What drove you to study Fine Art at NUA?

The interview I had with Marie Brennan initially drove me to study Fine Art at NUA. It seemed like Marie understood the context and conceptual kernel of art practice. She immediately linked my work to the resources that would be available at NUA and I really liked that pragmatism.

Can you tell me a bit about your practice?

I think my work revolves around the absurdity and hysteria of the current world.

At my Master’s degree I started exploring this through a series of self-portraits that were produced and then destroyed by involving various human and non-human agents. After graduation, I moved towards merging abstracted hand-made versions of my self-portrait with industrially produced objects.

Currently, I am making figurative prints and assemblages that are actually not intended as self-representational. Instead, these works intend to represent the dualities of our human condition more generally. I find it quite fascinating that we as humans are torn between animalistic impulses and rational thinking.

Why is your practice important to you?

My art practice is important to me because it allows me to act upon my creative impulses. I feel most present, alive and inquisitive when making new work. I am not suggesting that my art practice always makes me feel happy or at ease, but my art practice pushes me to utilise all my resources and competences. I like the idea of not wasting anything.

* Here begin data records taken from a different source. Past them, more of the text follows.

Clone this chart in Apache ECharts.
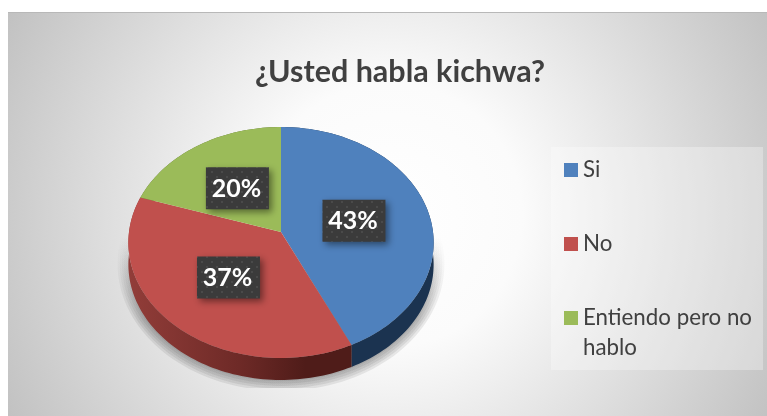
<!DOCTYPE html>
<html>
<head>
<meta charset="utf-8">
<style>html,body{margin:0;padding:0;background:#fff}#chart{width:767px;height:416px}</style>
<script src="https://cdn.jsdelivr.net/npm/echarts@6/dist/echarts.min.js"></script>
</head>
<body>
<div id="chart"></div>
<script>
var titleText = '¿Usted habla kichwa?';
var categories = ['Si', 'No', 'Entiendo pero no hablo'];
var values = [43, 37, 20];
var labels = ['43%', '37%', '20%'];
var colors = ['#4f81bd', '#c0504d', '#9bbb59'];

var myChart = echarts.init(document.getElementById('chart'));
var font = 'Lato';
var total = values.reduce(function (a, b) { return a + b; }, 0);

// the tilted pie: a circle seen in perspective
var cx = 281, cy = 232, rx = 152, ry = 114.5, tilt = 0.0909, depth = 22;
function project(frac, r) {
  var a = frac * Math.PI * 2;
  var x = Math.sin(a) * r, y = -Math.cos(a) * r;
  var d = 1 - tilt * y;
  return [cx + rx * x / d, cy + ry * y / d];
}
function arcPoints(from, to) {
  var pts = [], n = Math.ceil((to - from) * 240);
  for (var i = 0; i <= n; i++) pts.push(project(from + (to - from) * i / n, 1));
  return pts;
}

// dotted fill of the label boxes
var dots = document.createElement('canvas');
dots.width = 10; dots.height = 10;
var g = dots.getContext('2d');
g.fillStyle = '#3b3b3b';
g.fillRect(0, 0, 10, 10);
g.fillStyle = '#4a4a4a';
g.fillRect(1, 1, 2, 2);
g.fillRect(6, 6, 2, 2);

function sliceSeries(i) {
  var start = values.slice(0, i).reduce(function (a, b) { return a + b; }, 0) / total;
  var end = start + values[i] / total;
  return {
    type: 'custom',
    name: categories[i],
    coordinateSystem: 'none',
    itemStyle: { color: colors[i] },
    data: [values[i]],
    silent: true,
    renderItem: function () {
      var rim = arcPoints(start, end);
      var top = [[cx, cy]].concat(rim);
      var wall = rim.concat(rim.slice().reverse().map(function (p) { return [p[0], p[1] + depth]; }));
      var wallFill = i === 1
        ? { type: 'linear', x: 128, y: 0, x2: 350, y2: 0, global: true,
            colorStops: [{ offset: 0, color: '#923d39' }, { offset: 0.5, color: '#6e2a27' }, { offset: 0.8, color: '#4f1c19' }, { offset: 1, color: '#4f1c19' }] }
        : (i === 0 ? '#1b3350' : '#5d7032');
      var mid = (start + end) / 2;
      var c = project(mid, 0.5);
      return {
        type: 'group',
        children: [
          { type: 'polygon', z2: 1, shape: { points: wall }, style: { fill: wallFill } },
          { type: 'polygon', z2: 2, shape: { points: top }, style: { fill: colors[i] } },
          { type: 'rect', z2: 3, shape: { x: c[0] - 32, y: c[1] - 20, width: 63, height: 42 },
            style: { fill: { image: dots, repeat: 'repeat' }, shadowBlur: 7, shadowOffsetX: 3, shadowOffsetY: 3, shadowColor: 'rgba(0,0,0,0.45)' } },
          { type: 'text', z2: 4, x: c[0] - 1.5, y: c[1] + 1.5,
            style: { text: labels[i], fill: '#fff', font: 'bold 25px ' + font, align: 'center', verticalAlign: 'middle' } }
        ]
      };
    }
  };
}

// soft floor shadow, stacked ellipses fading in from the pie's waist
var shadowSteps = [0, 1, 2, 3, 4, 5, 6, 7];
var shadowSeries = {
  type: 'custom',
  name: 'sombra',
  coordinateSystem: 'none',
  z: 1,
  silent: true,
  data: [0],
  renderItem: function () {
    return {
      type: 'group',
      clipPath: { type: 'rect', shape: { x: 110, y: 236, width: 345, height: 152 } },
      children: shadowSteps.map(function (k) {
        return {
          type: 'ellipse',
          shape: { cx: cx, cy: 264, rx: 148 + k * 2.2, ry: 110 + k * 2.4 },
          style: { fill: { type: 'linear', x: 0, y: 236, x2: 0, y2: 320, global: true,
            colorStops: [{ offset: 0, color: 'rgba(70,70,70,0)' }, { offset: 1, color: 'rgba(70,70,70,0.11)' }] } }
        };
      })
    };
  }
};

var legendTops = [150, 224, 268];
var option = {
  animation: false,
  backgroundColor: '#fff',
  title: {
    text: titleText,
    left: 395,
    top: 52,
    textAlign: 'center',
    textStyle: { fontFamily: font, fontWeight: 'bold', fontSize: 30.5, color: '#404040' }
  },
  graphic: [
    { type: 'rect', z: 0, shape: { x: 8, y: 12, width: 759, height: 404 },
      style: { fill: { type: 'radial', x: 390, y: 215, r: 440, global: true,
        colorStops: [{ offset: 0, color: '#ffffff' }, { offset: 0.3, color: '#fbfbfb' }, { offset: 1, color: '#c0c0c0' }] } } },
    { type: 'rect', z: 0, shape: { x: 8, y: 12, width: 759, height: 1 }, style: { fill: '#b8b8b8' } },
    { type: 'rect', z: 0, shape: { x: 551, y: 147, width: 212, height: 223 }, style: { fill: 'rgba(255,255,255,0.3)' } }
  ],
  legend: categories.map(function (name, i) {
    return {
      data: [name],
      left: 559,
      top: legendTops[i],
      itemWidth: 14,
      itemHeight: 14,
      itemGap: 0,
      icon: 'rect',
      selectedMode: false,
      formatter: function (n) {
        return i === 2 ? '\nEntiendo pero no\nhablo' : n;
      },
      textStyle: { fontFamily: font, fontSize: 22.3, lineHeight: 30, color: '#404040' }
    };
  }),
  series: [shadowSeries].concat(categories.map(function (c, i) { return sliceSeries(i); }))
};
myChart.setOption(option);
</script>
</body>
</html>
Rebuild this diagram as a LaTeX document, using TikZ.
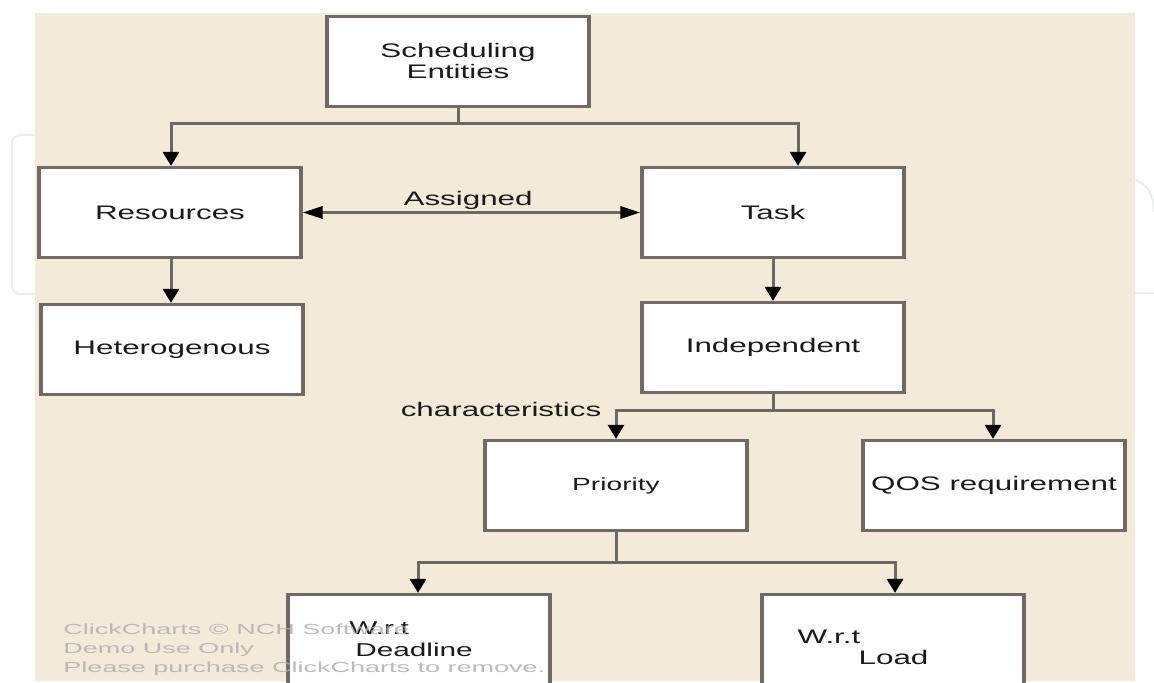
\documentclass[tikz,border=0pt]{standalone}
\usepackage{fontspec}
\usetikzlibrary{arrows.meta}
\newfontfamily\dgfont[FakeStretch=1.6]{Liberation Sans}
\newfontfamily\wmfont[FakeStretch=1.85]{Liberation Sans}
\definecolor{bg}{RGB}{243,234,217}
\definecolor{boxline}{RGB}{112,105,100}
\definecolor{conn}{RGB}{108,104,100}
\definecolor{txt}{RGB}{28,26,26}
\definecolor{wm}{RGB}{178,176,174}
\definecolor{faint}{RGB}{236,238,239}
\tikzset{
  ebox/.style={draw=boxline, line width=1.6pt, fill=white, minimum width=131pt,
    minimum height=45pt, inner sep=0pt, text=txt, align=center,
    font=\dgfont\fontsize{9.8}{10.5}\selectfont},
  lbl/.style={inner sep=0pt, text=txt, font=\dgfont\fontsize{9.8}{10.5}\selectfont},
  conline/.style={draw=conn, line width=1.5pt},
  varr/.style={conline, -{Triangle[width=8pt,length=7pt,color=black,fill=black]}},
  harr/.style={conline, {Triangle[width=6pt,length=10pt,color=black,fill=black]}-{Triangle[width=6pt,length=10pt,color=black,fill=black]}},
}
\begin{document}
\begin{tikzpicture}[x=0.5pt,y=-0.5pt]
\clip (0,0) rectangle (1154,683);
\fill[white] (0,0) rectangle (1154,683);
% faint outside decorations
\draw[faint, line width=1pt, rounded corners=4pt] (35,135) -- (12,135) -- (12,294) -- (35,294);
\draw[faint, line width=1pt] (1135,180) .. controls (1148,184) and (1154,196) .. (1154,212);
\draw[faint, line width=1pt] (1135,293) -- (1154,293);
% background
\fill[bg] (35,13) rectangle (1135,681);

% boxes
\node[ebox] (sched) at (458,61.5) {Scheduling\\Entities};
\node[ebox] (res) at (170,212.5) {Resources};
\node[ebox] (task) at (773,212.5) {Task};
\node[ebox] (het) at (172,349.5) {Heterogenous};
\node[ebox] (ind) at (773,347.5) {Independent};
\node[ebox, font=\dgfont\fontsize{8.8}{10.5}\selectfont] (pri) at (616,485.5) {Priority};
\node[ebox] (qos) at (994,485.5) {QOS requirement};
\node[ebox] (dead) at (419,639.5) {};
\node[ebox] (load) at (893,639.5) {};
\node[lbl, align=left, font=\dgfont\fontsize{9.3}{11}\selectfont] (deadtxt) at ([xshift=-4pt,yshift=0pt]dead.center) {W.r.t\\\hspace*{3pt}Deadline};
\node[lbl, align=left, font=\dgfont\fontsize{9.8}{10.5}\selectfont] (loadtxt) at ([xshift=-15pt,yshift=-4pt]load.center) {W.r.t\\\hspace*{30.5pt}Load};

% connectors
\draw[conline] (sched.south) -- ++(0,15) coordinate (j1);
\draw[varr] (j1) -| ([xshift=0.5pt]res.north);
\draw[varr] (j1) -| ([xshift=12.5pt]task.north);
\draw[harr] (res.east) -- node[lbl, pos=0.49, yshift=6pt] (asg) {Assigned} (task.west);
\draw[varr] ([xshift=0.5pt]res.south) -- ([xshift=0.5pt]res.south |- het.north);
\draw[varr] (task.south) -- (ind.north);
\draw[conline] (ind.south) -- ++(0,16) coordinate (j2);
\draw[varr] (j2) -| (pri.north);
\draw[varr] (j2) -| ([xshift=-0.5pt]qos.north);
\node[lbl] (char) at (501,409) {characteristics};
\draw[conline] (pri.south) -- ++(0,30) coordinate (j3);
\draw[varr] (j3) -| ([xshift=-0.5pt]dead.north);
\draw[varr] (j3) -| ([xshift=1pt]load.north);

% watermark
\node[anchor=north west, inner sep=0pt, align=left, text=wm, opacity=0.85,
  font=\wmfont\fontsize{7.3}{9.5}\selectfont] (wmark) at (63,624)
  {ClickCharts \textcopyright{} NCH Software\\Demo Use Only\\Please purchase ClickCharts to remove.};
\end{tikzpicture}
\end{document}
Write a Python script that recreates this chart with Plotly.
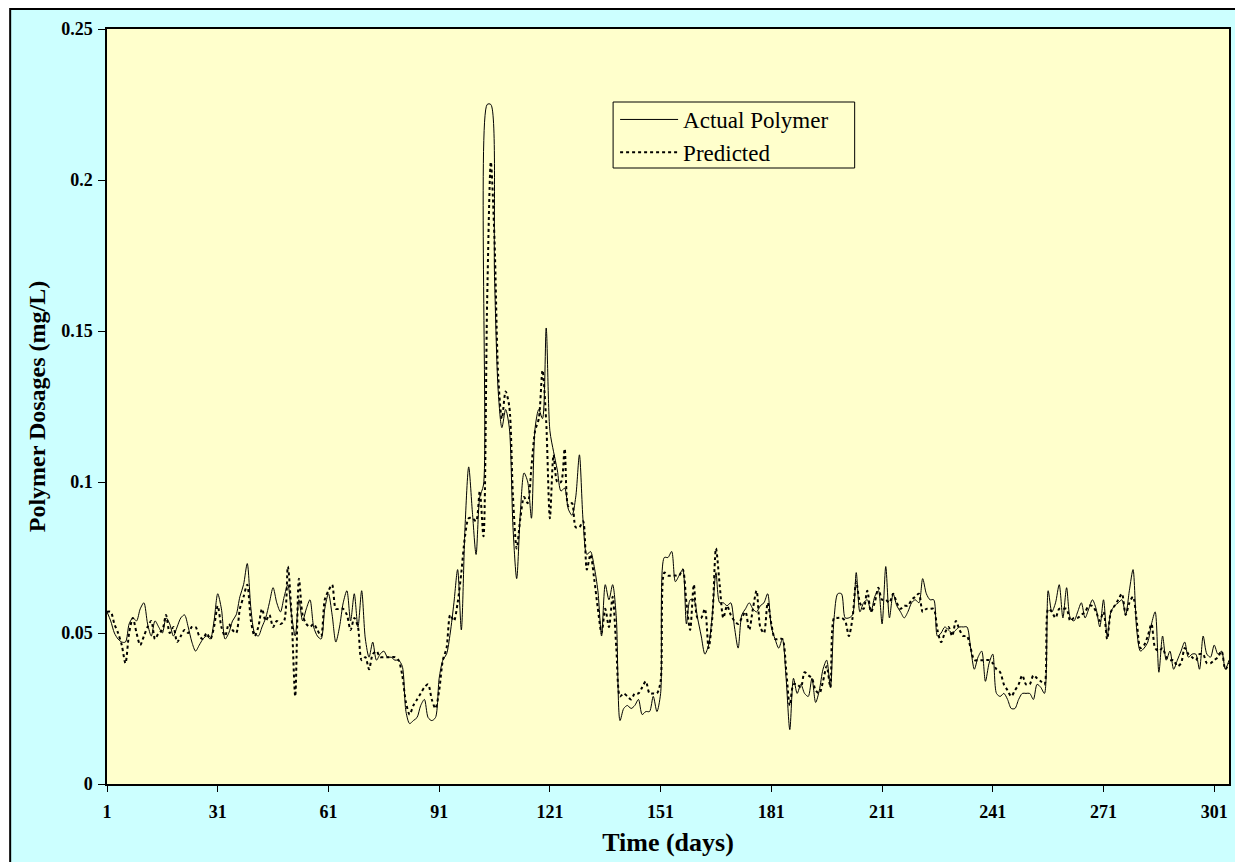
import plotly.graph_objects as go

days = list(range(1, 306))

actual_polymer = [
    0.057,0.054,0.050,0.048,0.047,0.047,0.053,0.055,0.054,0.058,
    0.060,0.053,0.049,0.054,0.052,0.050,0.055,0.053,0.049,0.052,
    0.055,0.056,0.052,0.047,0.044,0.046,0.048,0.049,0.048,0.054,
    0.063,0.058,0.048,0.050,0.054,0.056,0.062,0.066,0.073,0.058,
    0.050,0.049,0.052,0.055,0.060,0.065,0.060,0.057,0.062,0.066,
    0.056,0.049,0.061,0.054,0.058,0.061,0.052,0.049,0.048,0.058,
    0.063,0.056,0.047,0.052,0.060,0.064,0.054,0.063,0.052,0.064,
    0.048,0.042,0.047,0.041,0.043,0.044,0.042,0.042,0.041,0.041,
    0.039,0.024,0.020,0.021,0.022,0.026,0.028,0.022,0.021,0.022,
    0.035,0.041,0.043,0.050,0.060,0.071,0.051,0.085,0.105,0.090,
    0.076,0.095,0.099,0.225,0.225,0.168,0.130,0.118,0.124,0.118,
    0.085,0.068,0.090,0.103,0.100,0.088,0.118,0.124,0.121,0.151,
    0.117,0.110,0.104,0.097,0.098,0.091,0.089,0.095,0.109,0.087,
    0.076,0.077,0.072,0.064,0.049,0.066,0.061,0.066,0.055,0.021,
    0.025,0.026,0.025,0.026,0.028,0.023,0.024,0.024,0.029,0.024,
    0.030,0.075,0.075,0.077,0.067,0.069,0.071,0.053,0.061,0.061,
    0.055,0.049,0.043,0.046,0.056,0.070,0.060,0.060,0.059,0.060,
    0.052,0.045,0.056,0.058,0.060,0.058,0.057,0.059,0.060,0.063,
    0.052,0.048,0.045,0.048,0.035,0.018,0.035,0.030,0.033,0.030,
    0.029,0.035,0.027,0.031,0.038,0.041,0.032,0.055,0.063,0.063,
    0.055,0.055,0.056,0.070,0.057,0.060,0.061,0.057,0.062,0.064,
    0.053,0.072,0.055,0.063,0.059,0.057,0.055,0.057,0.060,0.061,
    0.060,0.068,0.063,0.061,0.061,0.049,0.050,0.052,0.051,0.050,
    0.051,0.052,0.052,0.052,0.045,0.038,0.042,0.044,0.034,0.040,
    0.043,0.030,0.029,0.030,0.028,0.025,0.025,0.028,0.030,0.030,
    0.030,0.028,0.033,0.032,0.030,0.064,0.057,0.060,0.066,0.055,
    0.065,0.055,0.054,0.057,0.060,0.055,0.058,0.061,0.058,0.052,
    0.061,0.049,0.057,0.059,0.060,0.061,0.056,0.064,0.071,0.051,
    0.044,0.045,0.047,0.053,0.057,0.037,0.049,0.041,0.044,0.038,
    0.041,0.044,0.047,0.042,0.043,0.043,0.038,0.049,0.043,0.042,
    0.046,0.043,0.044,0.038,0.041,
]

predicted = [
    0.057,0.057,0.053,0.050,0.046,0.040,0.050,0.055,0.050,0.046,
    0.049,0.052,0.054,0.048,0.050,0.051,0.056,0.050,0.052,0.047,
    0.049,0.051,0.050,0.052,0.052,0.049,0.048,0.050,0.048,0.052,
    0.059,0.052,0.049,0.053,0.051,0.050,0.058,0.062,0.066,0.054,
    0.049,0.052,0.058,0.054,0.056,0.052,0.054,0.053,0.054,0.072,
    0.056,0.029,0.068,0.056,0.053,0.052,0.053,0.051,0.049,0.061,
    0.064,0.066,0.058,0.058,0.058,0.056,0.051,0.055,0.052,0.041,
    0.042,0.038,0.043,0.044,0.042,0.042,0.042,0.042,0.042,0.041,
    0.036,0.027,0.023,0.026,0.028,0.030,0.032,0.033,0.028,0.025,
    0.031,0.041,0.045,0.056,0.054,0.060,0.070,0.082,0.088,0.088,
    0.087,0.097,0.082,0.160,0.206,0.180,0.135,0.121,0.130,0.125,
    0.095,0.078,0.088,0.095,0.093,0.105,0.117,0.121,0.137,0.120,
    0.088,0.109,0.100,0.100,0.111,0.092,0.093,0.085,0.085,0.087,
    0.071,0.076,0.068,0.058,0.050,0.058,0.052,0.062,0.045,0.029,
    0.030,0.029,0.028,0.030,0.030,0.032,0.034,0.030,0.030,0.030,
    0.034,0.070,0.069,0.069,0.069,0.069,0.071,0.060,0.051,0.066,
    0.055,0.055,0.058,0.045,0.055,0.078,0.066,0.055,0.059,0.056,
    0.054,0.053,0.055,0.057,0.051,0.058,0.064,0.052,0.050,0.060,
    0.053,0.048,0.048,0.048,0.038,0.026,0.033,0.033,0.032,0.037,
    0.036,0.035,0.031,0.030,0.034,0.039,0.032,0.055,0.055,0.055,
    0.054,0.049,0.055,0.067,0.060,0.058,0.064,0.057,0.060,0.065,
    0.061,0.061,0.060,0.063,0.060,0.058,0.059,0.059,0.061,0.062,
    0.063,0.057,0.058,0.058,0.058,0.051,0.047,0.050,0.052,0.049,
    0.054,0.051,0.049,0.049,0.045,0.041,0.041,0.041,0.041,0.041,
    0.040,0.038,0.037,0.033,0.031,0.029,0.031,0.033,0.036,0.033,
    0.033,0.036,0.035,0.034,0.033,0.058,0.057,0.055,0.058,0.058,
    0.058,0.054,0.055,0.055,0.056,0.057,0.059,0.059,0.057,0.054,
    0.057,0.048,0.057,0.059,0.061,0.063,0.056,0.060,0.062,0.054,
    0.045,0.046,0.049,0.053,0.045,0.044,0.045,0.042,0.041,0.041,
    0.039,0.040,0.045,0.043,0.042,0.041,0.043,0.043,0.040,0.040,
    0.041,0.042,0.044,0.038,0.040,
]

x_ticks = [1, 31, 61, 91, 121, 151, 181, 211, 241, 271, 301]
y_ticks = [0, 0.05, 0.1, 0.15, 0.2, 0.25]
y_tick_text = ["0", "0.05", "0.1", "0.15", "0.2", "0.25"]

SERIF = "Liberation Serif, Times New Roman, serif"

fig = go.Figure()
fig.add_trace(go.Scatter(
    x=days, y=actual_polymer, name="Actual Polymer", mode="lines",
    line=dict(color="black", width=1, shape="spline", smoothing=0.8),
))
fig.add_trace(go.Scatter(
    x=days, y=predicted, name="Predicted", mode="lines",
    line=dict(color="black", width=2, dash="dot", shape="spline", smoothing=0.8),
))

W, H = 1235, 862
L, R, T, B = 107, 4, 29, 78
pw, ph = W - L - R, H - T - B

def px_x(p):
    return (p - L) / pw

def px_y(p):
    return (H - B - p) / ph

# outer chart area (cyan with black border)
fig.add_shape(type="rect", xref="paper", yref="paper", layer="below",
              x0=px_x(10), x1=px_x(1300), y0=px_y(900), y1=px_y(9),
              fillcolor="#CCFFFF", line=dict(color="black", width=2))
# plot area (light yellow)
fig.add_shape(type="rect", xref="paper", yref="paper", layer="below",
              x0=0, x1=1, y0=0, y1=1,
              fillcolor="#FFFFCC", line=dict(width=0))
# legend frame
fig.add_shape(type="rect", xref="paper", yref="paper", layer="above",
              x0=px_x(614), x1=px_x(856), y0=px_y(168), y1=px_y(102),
              fillcolor="rgba(0,0,0,0)", line=dict(color="black", width=1))

fig.update_layout(
    width=W, height=H,
    margin=dict(l=L, r=R, t=T, b=B, pad=0),
    paper_bgcolor="white",
    plot_bgcolor="rgba(0,0,0,0)",
    font=dict(family=SERIF, color="black"),
    showlegend=True,
    legend=dict(
        x=px_x(616), y=px_y(98), xanchor="left", yanchor="top",
        bgcolor="rgba(0,0,0,0)", borderwidth=0,
        font=dict(family=SERIF, size=23, color="black"),
        tracegroupgap=0, itemwidth=58,
    ),
    xaxis=dict(
        range=[1, 305], tickmode="array", tickvals=x_ticks,
        ticktext=["<b>%d</b>" % v for v in x_ticks],
        showgrid=False, zeroline=False, showline=True, linecolor="black",
        linewidth=1.5, mirror=True, ticks="outside", ticklen=6,
        tickcolor="black", tickfont=dict(family=SERIF, size=18),
        ticklabelstandoff=5,
        title=dict(text="<b>Time (days)</b>", font=dict(family=SERIF, size=26),
                   standoff=11),
    ),
    yaxis=dict(
        range=[0, 0.25], tickmode="array", tickvals=y_ticks,
        ticktext=["<b>%s</b>" % t for t in y_tick_text],
        showgrid=False, zeroline=False, showline=True, linecolor="black",
        linewidth=1.5, mirror=True, ticks="outside", ticklen=7,
        tickcolor="black", tickfont=dict(family=SERIF, size=18),
        ticklabelstandoff=2,
        title=dict(text="<b>Polymer Dosages (mg/L)</b>",
                   font=dict(family=SERIF, size=24), standoff=9),
    ),
)

fig.write_html(
    "out.html",
    config={"displayModeBar": False},
    post_script="document.body.style.margin='0px';"
                "document.documentElement.style.overflow='hidden';",
)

When you reflect on your time at NUA, what do you feel proudest about? Is there something that’s taken you on a particularly rewarding journey?

I am most proud of the work for my MA graduation show. The work very much depended on the expertise, politics and help of other people. It took the presentation of my work to another level and I am grateful for that.

This great collaborative experience confirmed my hypothesis; making a self-portrait requires something other than yourself. That realisation is still taking me on a very rewarding journey.

What inspired you about your lecturers, technicians and fellow students?

I am very fortunate to have encountered the friends, lecturers and technicians that I did on my NUA adventure. It was very inspiring to see how students and tutors from very different disciplines and interests were able to meaningfully engage with each other’s practices.

What have you been doing since leaving NUA?

It has been a crazy ride. Since leaving NUA, I moved to Amsterdam. I wrote for XIBT Magazine about contemporary art and worked as an interior designer for SieMatic.
At the same time, I also rebooted my art practice, participated in various exhibitions and worked on setting up a product design company with Etienne Cootjans. This last year I started working on the art direction of singer/songwriter Ella Alex and started consulting creative professionals on the integration of Web3 in their business model. This all organically developed next to my studio practice, where I have been preparing new work for my first solo exhibition at Usual Business in London.

Doron’s solo exhibition “A Transformative moment” is showing in Camden, London at the Usual business gallery in June 2022.